I hated the word small, and then I visited a place where the only logical feeling that made sense was “small”.

Juneau, Alaska is described as America’s most beautiful capital city, and that’s being modest. All throughout university I had friends travel here for the summer to drive tour busses or fish, each one of them raving about Juneau’s amazing views but me never fully believing them. People tend to embellish. Recently, I had a friend move to Juneau and we always joked about how I should take a mini-vacation away sometime. I guess this just shows that I have no shame in accepting these kinds of offers, but I bought myself a ticket and flew out to Alaska shortly afterward. I mean, who goes to Alaska in November? This gal! I could pretend that I went because I wanted to find answers or whatever, but really I went because I love traveling, I missed my friend, and I wanted to see snow.

I did need a weekend away though. One if the reasons I left is because Bellingham started to feel small, and we all know how much I despise that feeling. It felt constricting and it made me sad that it’s so cold and there’s no snow. So I bought a plane ticket.

The minute the plane landed my breath was taken away. If Juneau is beautiful in the summer, imagine how stunning this little town nestled in the mountains is with snow falling. My heart exploded from the beauty and grace that surrounded me. It was the most gorgeous image of solitude and so I did what any introvert would do – I cozied up in my friend’s apartment with a book and I fell asleep shortly after, content to just sit and stare out the window until I fell asleep.

I pretty much did this all weekend and it was the best.

God knows what we need. A few days later, we needed the sun to come out and glory! It did. Those mountains were practically begging us to spend time with them and this PNW girl was not complaining about it.

On Sunday during a break in the weather we hopped in the car and took off to discover. Everything was beautiful and clean and wild. Juneau is full of colors – bright turquoise and soft purples and sturdy browns. I had no words for Mendenhall glacier or the little island-shine we visited, only squeals of delight and the occasional “Oh my gosh just look at it!”

Being surrounded by the grandeur of Juneau’s mountains made me feel small again, but this was a new kind of small. I had only experienced a fraction of this kind of smallness before, often in solitary places when I pray. This sense of smallness was safe and seen. It was as if only God knew exactly where I was at that point in time. That kind of seclusion helped me silence the loud opinions this world chokes me with and to hear the small voice of Truth. That kind of small put me in right relation with a God whose majesty goes far beyond Alaskan mountains. It was gentle and humble and good.

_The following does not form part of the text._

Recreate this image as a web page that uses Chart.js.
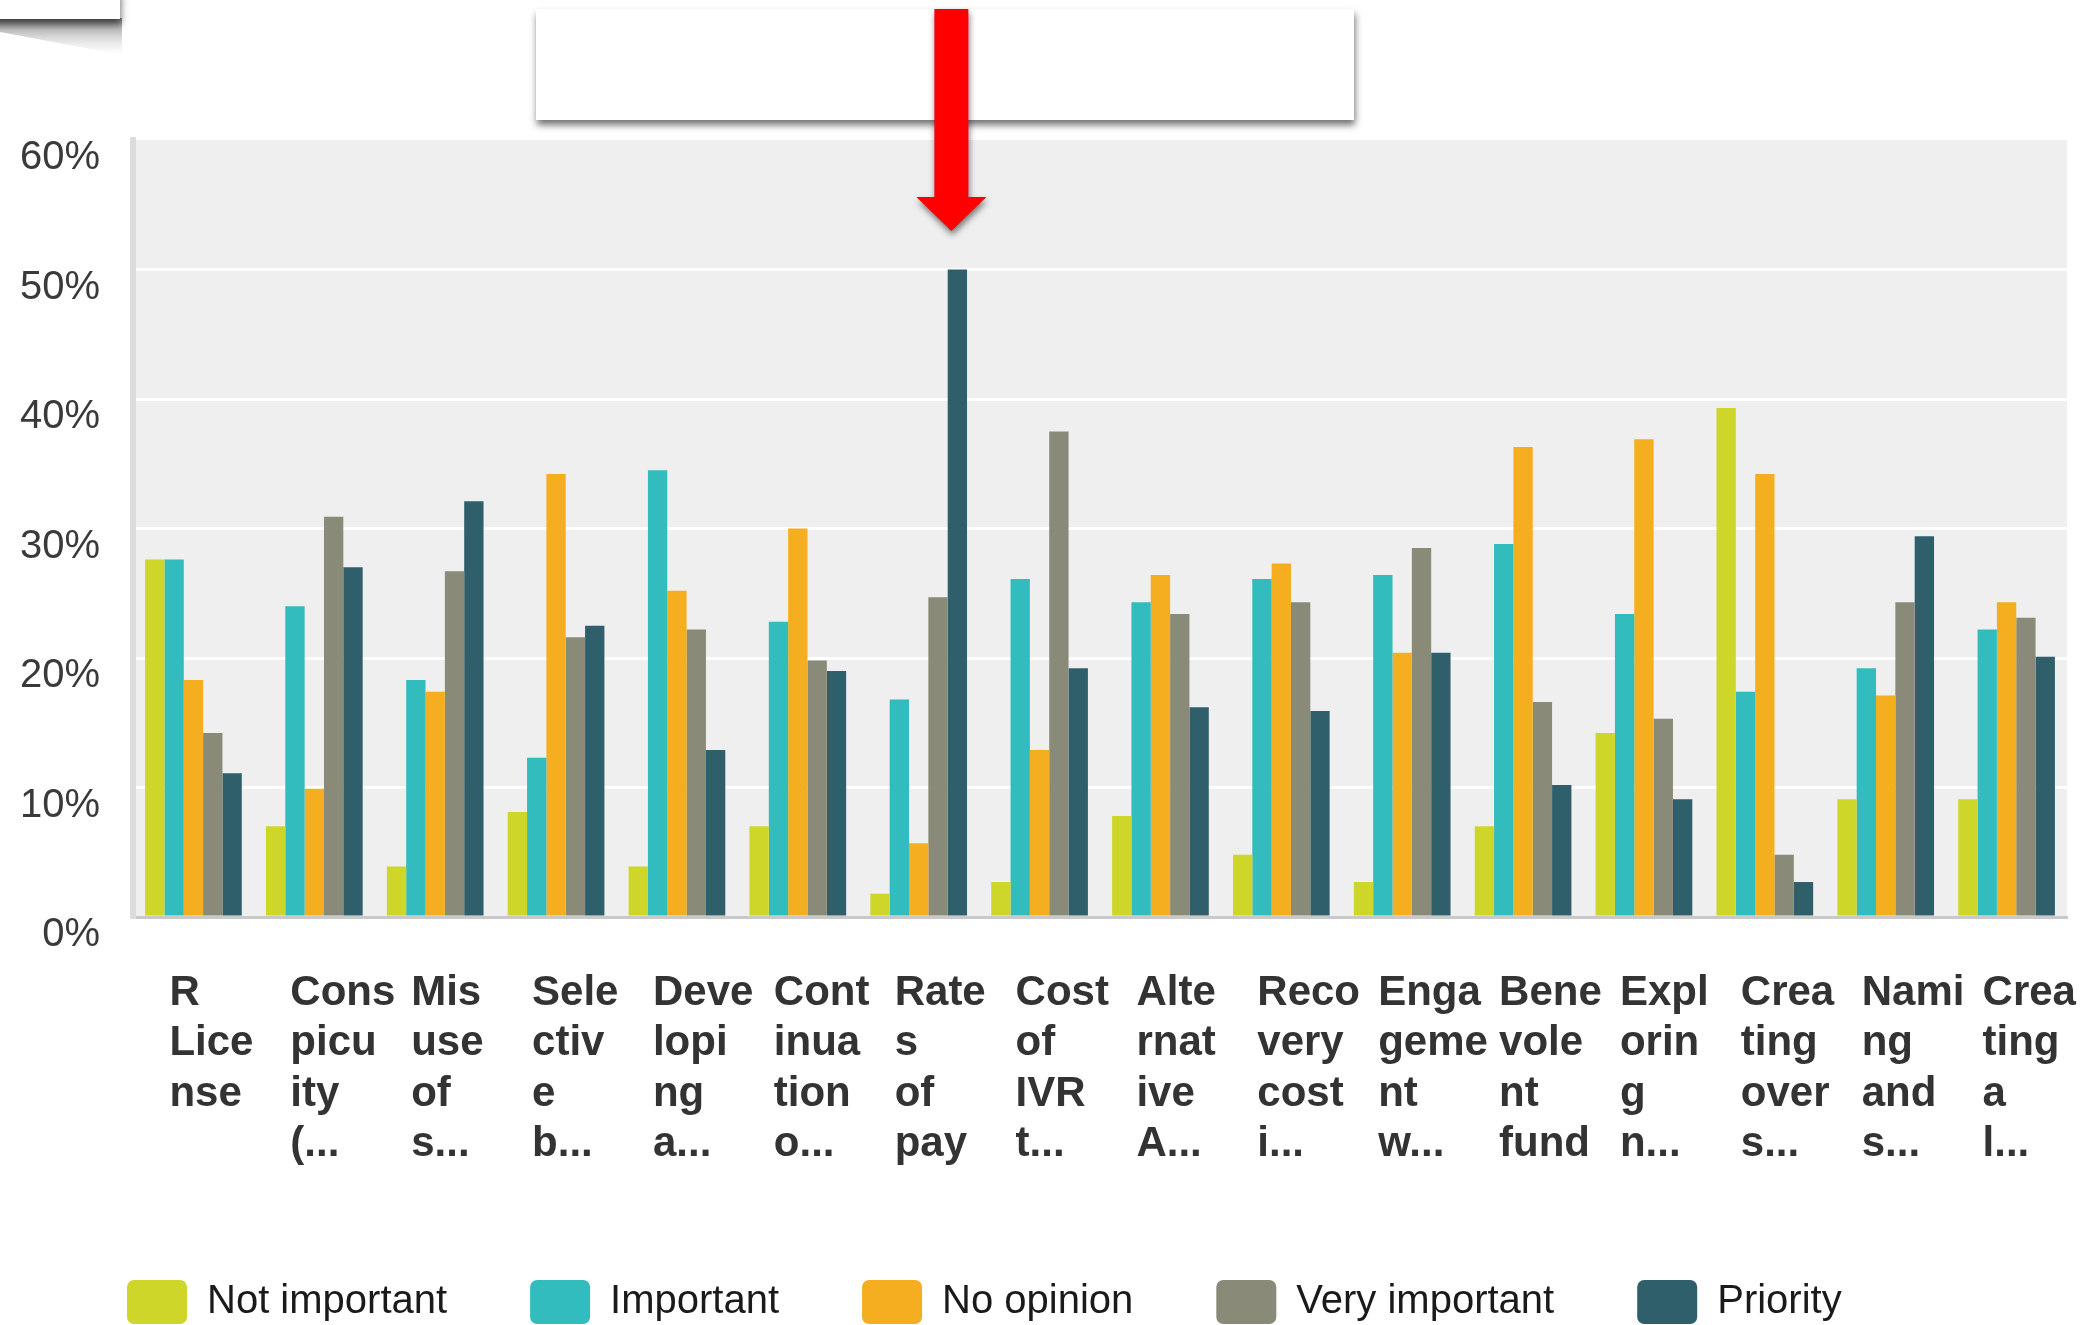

For so long I fought smallness because it felt vulnerable and weak. I came at life on the offense, arms swinging in a desperate attempt to be bigger and be seen saying “Look at what I can do! Look at what I can achieve despite my smallness! Don’t I have worth? Am I valuable yet?”

God kneeled down to me in those mountains in an intimate, unseen, small moment and told me to stand down. To put my blazing guns away and stop letting the world name me anything else than what He already established at the beginning. God looked at me and called me “Beloved”.

“Here is My servant, whom I have chosen, My beloved, in whom My soul delights.” // Matthew 12:18

So now here I am, sitting small on a charter bus repeating my name to myself over and over until it sounds true – Beloved, Beloved, Beloved. Now I’m forever searching for the places that make me feel small.